La demande de marchandises et de biens supérieure à l’offre provoque un regain de l’inflation depuis l’an dernier ; l’invasion de l’Ukraine perturbe encore plus ce à quoi nous aspirions et nous fait prévoir des temps économiques très perturbés. Les réserves financières des entreprises avaient déjà pris un gros coup et elles n’ont pas eu l’ombre d’une minute pour se refaire une santé depuis 2019 et sont probablement moins robustes pour faire face à un nouveau choc.
La hausse des coûts énergétiques est une chose, le manque de matières premières et de marchandises également… et la perte de marchés, de chiffre d’affaires et de bénéfices en sont une autre. Parmi les dirigeants de PME que je côtoie chaque jour, le questionnement relatif à leur avenir s’ajoute à la morosité ambiante générée par l’incertitude politique.

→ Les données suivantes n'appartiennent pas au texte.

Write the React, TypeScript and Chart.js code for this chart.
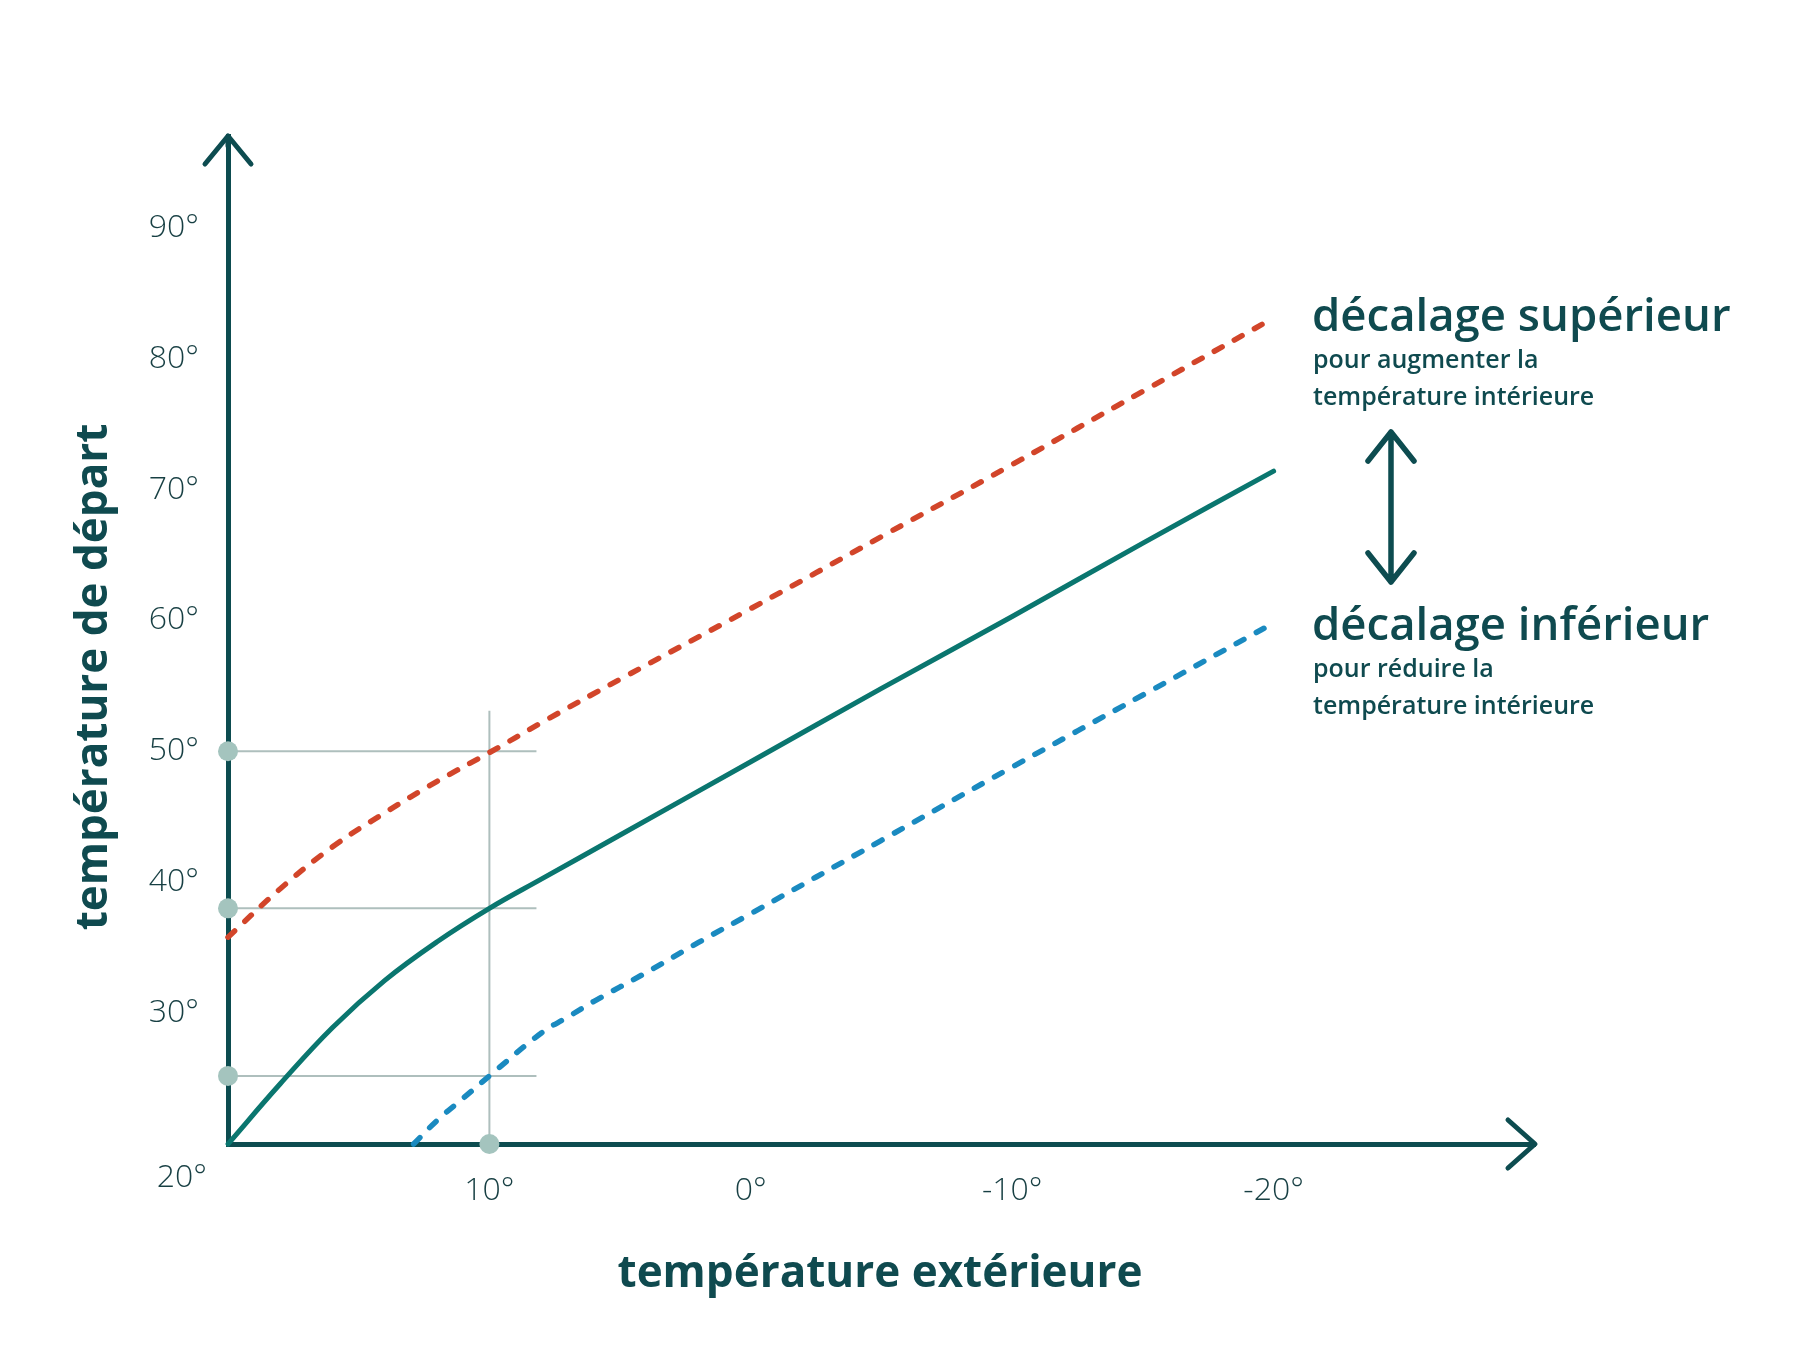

Nul ne connaît l’ampleur de ce qui nous attend ni comment les autorités réagiront pour soulager les entreprises qui sont au cœur de l’économie, du pouvoir d’achat des citoyens et du fonctionnement des services publics. En attendant, voici quelques conseils et rappels à ces patrons d’entreprises, sociétés ou ASBL.
La premier est de se réserver des plages horaires, même brèves, pour prendre de la distance avec le quotidien et s’interroger sur sa stratégie pour les mois à venir : pour le chiffre d’affaires, va-t-on rester sur sa lancée ou changer son fusil d’épaule ? Certains préféreront une politique de marge, à savoir accepter moins de clients en privilégiant les plus rentables et décliner ceux qui le seraient moins. D’autres viseront un volume d’affaires maximal, même à marge plus réduite, peut-être pour assurer des conditions d’achats optimales. Un chauffagiste, par exemple, souhaitera se focaliser sur l’installation de chaudières et sous-traiter les entretiens de petites installations, ce qui conviendra parfaitement à l’un de ses sous-traitants. Stratégie de niche ou de marge, à vous de décider.

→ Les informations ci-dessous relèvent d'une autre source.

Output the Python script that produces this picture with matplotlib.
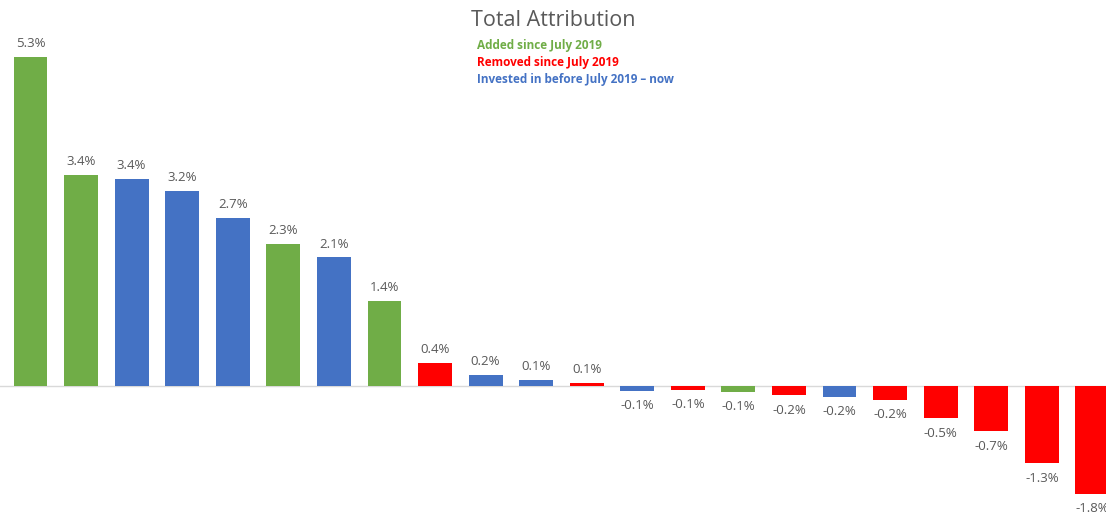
import matplotlib.pyplot as plt

# attribution per holding, in percent
values = [5.33, 3.42, 3.35, 3.16, 2.72, 2.30, 2.08, 1.37, 0.36, 0.17, 0.09, 0.05,
          -0.08, -0.07, -0.10, -0.16, -0.18, -0.23, -0.53, -0.74, -1.26, -1.76]
groups = ["added", "added", "invested", "invested", "invested", "added", "invested", "added",
          "removed", "invested", "invested", "removed", "invested", "removed", "added",
          "removed", "invested", "removed", "removed", "removed", "removed", "removed"]

legend_labels = ["Added since July 2019", "Removed since July 2019",
                 "Invested in before July 2019 \u2013 now"]
legend_groups = ["added", "removed", "invested"]

colors = {"added": "#70AD47", "removed": "#FF0000", "invested": "#4472C4"}
text_gray = "#595959"

plt.rcParams['font.family'] = ['Open Sans', 'DejaVu Sans']

fig = plt.figure(figsize=(11.06, 5.15), dpi=100)
ax = fig.add_axes([0, 0, 1, 1])

x = list(range(len(values)))
ax.bar(x, values, width=0.67, color=[colors[g] for g in groups], zorder=2)
ax.axhline(0, color="#D9D9D9", linewidth=1, zorder=1)

for xi, v in zip(x, values):
    if v >= 0:
        ax.annotate(f"{v:.1f}%", (xi, v), xytext=(0, 5), textcoords="offset points",
                    ha="center", va="bottom", fontsize=9.5, color=text_gray)
    else:
        ax.annotate(f"{v:.1f}%", (xi, v), xytext=(0, -6), textcoords="offset points",
                    ha="center", va="top", fontsize=9.5, color=text_gray)

# place the data so the bars land where they do in the original
ax.set_xlim(-0.603, 21.27)
px = 61.6  # pixels per percent
ax.set_ylim(-(515 - 385.6) / px, 385.6 / px)
ax.axis("off")

fig.text(553 / 1106, 1 - 20 / 515, "Total Attribution", ha="center", va="center",
         fontsize=15.5, color=text_gray)
for i, (lab, g) in enumerate(zip(legend_labels, legend_groups)):
    fig.text(477 / 1106, 1 - (46 + 16.5 * i) / 515, lab, ha="left", va="center",
             fontsize=8.5, fontweight="bold", color=colors[g])

fig.savefig("out.png", dpi=100)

C’est peut-être aussi le moment de mieux répartir les risques que vous avez sur un ou quelques clients ou fournisseurs. Plus encore en temps de turbulences qu’en situation stable, réduire sa dépendance envers un fournisseur ou un débiteur apporte plus de sécurité à moyen terme que la perte de rentabilité à court terme. Ce sera le cas d’un développeur informatique qui travaillera désormais pour 10 clients au lieu de trois.

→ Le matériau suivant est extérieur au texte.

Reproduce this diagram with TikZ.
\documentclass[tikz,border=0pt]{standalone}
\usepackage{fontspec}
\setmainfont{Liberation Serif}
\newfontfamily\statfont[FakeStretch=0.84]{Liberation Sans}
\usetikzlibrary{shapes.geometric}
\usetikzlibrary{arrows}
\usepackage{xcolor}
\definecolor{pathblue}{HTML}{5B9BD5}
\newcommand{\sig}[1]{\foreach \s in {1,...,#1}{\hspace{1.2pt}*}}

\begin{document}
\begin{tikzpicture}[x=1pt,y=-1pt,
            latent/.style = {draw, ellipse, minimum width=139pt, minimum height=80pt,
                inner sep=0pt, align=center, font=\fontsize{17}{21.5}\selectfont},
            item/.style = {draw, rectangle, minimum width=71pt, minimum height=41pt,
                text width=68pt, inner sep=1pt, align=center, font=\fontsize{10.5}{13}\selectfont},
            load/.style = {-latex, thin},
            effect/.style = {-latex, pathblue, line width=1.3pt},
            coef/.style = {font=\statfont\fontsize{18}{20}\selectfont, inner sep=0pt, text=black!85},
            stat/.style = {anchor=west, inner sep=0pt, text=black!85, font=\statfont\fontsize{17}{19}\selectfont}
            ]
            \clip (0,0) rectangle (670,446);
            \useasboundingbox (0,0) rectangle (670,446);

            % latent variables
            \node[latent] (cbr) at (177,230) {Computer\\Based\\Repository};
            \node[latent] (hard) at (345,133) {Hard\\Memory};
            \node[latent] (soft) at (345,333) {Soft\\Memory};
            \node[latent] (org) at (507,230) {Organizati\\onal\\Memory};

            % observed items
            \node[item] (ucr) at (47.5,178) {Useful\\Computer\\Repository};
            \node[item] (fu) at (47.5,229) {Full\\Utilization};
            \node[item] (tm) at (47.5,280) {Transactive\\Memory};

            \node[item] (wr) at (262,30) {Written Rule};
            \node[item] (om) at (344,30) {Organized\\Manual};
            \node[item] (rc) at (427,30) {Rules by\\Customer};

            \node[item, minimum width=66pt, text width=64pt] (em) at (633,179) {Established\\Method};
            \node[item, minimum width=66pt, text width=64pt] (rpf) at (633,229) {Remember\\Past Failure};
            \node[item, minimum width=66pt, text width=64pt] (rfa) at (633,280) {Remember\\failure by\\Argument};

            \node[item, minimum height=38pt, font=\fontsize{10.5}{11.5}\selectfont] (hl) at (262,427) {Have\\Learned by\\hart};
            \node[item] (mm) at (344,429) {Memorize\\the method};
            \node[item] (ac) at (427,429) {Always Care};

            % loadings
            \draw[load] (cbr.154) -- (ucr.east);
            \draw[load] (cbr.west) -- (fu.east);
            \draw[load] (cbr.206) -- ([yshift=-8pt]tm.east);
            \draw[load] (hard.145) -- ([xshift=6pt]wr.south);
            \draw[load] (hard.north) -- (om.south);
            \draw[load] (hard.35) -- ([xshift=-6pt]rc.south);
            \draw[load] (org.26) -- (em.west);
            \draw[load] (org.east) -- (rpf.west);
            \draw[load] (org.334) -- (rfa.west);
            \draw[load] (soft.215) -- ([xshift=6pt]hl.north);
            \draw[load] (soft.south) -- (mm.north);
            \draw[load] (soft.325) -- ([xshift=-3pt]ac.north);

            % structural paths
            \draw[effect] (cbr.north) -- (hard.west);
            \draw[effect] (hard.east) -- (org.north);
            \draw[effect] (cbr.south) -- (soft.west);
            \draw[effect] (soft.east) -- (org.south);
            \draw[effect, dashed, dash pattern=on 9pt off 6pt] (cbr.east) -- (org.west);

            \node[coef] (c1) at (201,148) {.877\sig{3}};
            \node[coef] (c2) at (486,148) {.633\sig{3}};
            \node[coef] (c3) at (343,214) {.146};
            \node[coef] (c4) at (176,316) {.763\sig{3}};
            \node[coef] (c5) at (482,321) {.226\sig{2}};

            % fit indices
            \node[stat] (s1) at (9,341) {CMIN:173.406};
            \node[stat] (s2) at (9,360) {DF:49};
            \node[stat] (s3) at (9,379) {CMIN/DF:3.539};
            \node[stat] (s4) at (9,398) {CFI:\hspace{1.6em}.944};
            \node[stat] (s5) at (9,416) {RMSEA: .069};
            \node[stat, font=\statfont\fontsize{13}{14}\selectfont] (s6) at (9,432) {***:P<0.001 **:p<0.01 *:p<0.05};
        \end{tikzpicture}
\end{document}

Tentez aussi d’identifier comment vos revenus et frais seront touchés par la situation : vos clients achèteront-ils moins cher ou moins souvent ? Parcourez plus qu’une fois par an le compte d’exploitation de votre entreprise avec votre expert-comptable, tentez de prévoir dans quelle mesure vos frais évolueront. L’augmentation des coûts variables vous empêchera de couvrir vos frais fixes ? N’ayez crainte de ne pas être exact, c’est mieux que de ne rien faire.
Même si cela peut paraître paradoxal, engager des coûts sera parfois la solution. A force de faire tout le travail eux-mêmes, le stratégique, l’opérationnel et le support, certains ne font plus l’essentiel. En engageant et répartissant bien les tâches, ils libèrent du temps qu’ils passent à créer de la valeur. C’est ce que fit l’an dernier cette décoratrice surchargée de travail. Ayant engagé un sous-traitant deux jours par semaine, elle peut chercher et gagner de nouvelles affaires. Demandez-vous si votre structure est à son idéal.
La trésorerie, le nerf de la guerre, mise sous pression
La trésorerie des PME est souvent le nerf de la guerre parce que leur structure financière est assez faible. Après deux années de disette, nombreux estiment que 2022 sera une troisième année de vaches maigres. Se préserver une réserve financière pour supporter quelques mois de faible activité et reporter des investissements doit être envisagé. Attention cependant à ne pas confondre réduction de coûts et report d’investissements : ce n’est pas la même chose et n’a pas les mêmes effets. Quant aux ASBL qui dépendent de financements de sociétés elles-mêmes en proie à la réduction de leurs ressources, le conseil général est de rester souples tout en maximisant la visibilité de leurs revenus futurs.
Enfin, surtout si votre entreprise entre dans une zone de turbulence et de difficultés financières, n’oubliez pas que vous pourriez bénéficier de certaines aides et protections contre la faillite. La Région de Bruxelles-Capitale a délégué un budget de 830.000 € au Centre des Entreprises en difficulté et à bMediation pour aider les PME, prenant en charge les honoraires d’experts. Que ce soit pour une médiation d’entreprise confidentielle ou une protection avant réorganisation, des aides sont disponibles.
Il n’est pas interdit de rêver, même en période difficile. Faites le seul ou avec vos conseillers, qu’ils soient votre expert-comptable, votre avocat ou un tiers compétent. L’essentiel est d’avoir les appuis pour prendre de bonnes décisions et surmonter les obstacles, se positionner à court et moyen terme en prévoyant les mesures que l’on prendra ou pas en fonction des événements.
Charles Markowicz, expert-comptable (Costmasters).